Bruce Lightner, the other co-chairman, says anyone who doesn’t understand the center’s aims hasn’t read the material made available to the Board of Governors. He describes the facility as “a scholarly research center coupled with training and outreach.”
One reason North Carolina State was proposed as a home for the King Center is the proximity of UNC-based institutes that deal with African American history, culture and issues.
N.C. State has its African-American Cultural Center, N.C. Central University has the Institute for Minority Issues and UNC-Chapel Hill has the Institute for African-American Research and the Sonja Haynes Stone Black Cultural Center.
A historically Black campus could become the center’s home, says Dumas Harshaw, a pastor of historically Black First Baptist Church in Raleigh and co-chairman of the King committee. But the best arrangement would be involvement with universities throughout the state without physical ties to any particular campus, he says.
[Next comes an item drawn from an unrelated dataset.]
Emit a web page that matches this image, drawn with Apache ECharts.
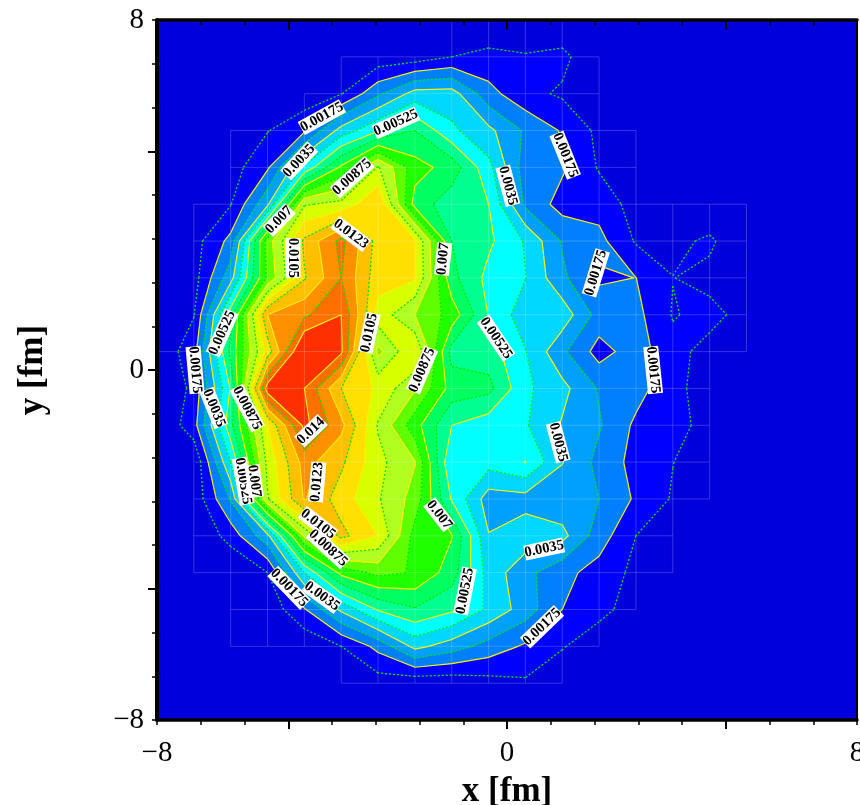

The center is the vision of the Raleigh-based Martin Luther King Committee, which was created to honor the slain civil rights leader.
The King committee estimates it will take $700,000 to get the center started, not counting construction costs. Committee leaders hope to get about 25 percent of the center’s operating budget from state and local government, with the rest coming from outside sources.
“We tried to diminish the role of government…so the center will have the freedom to operate and to critique all the institutions in society,” Harshaw says.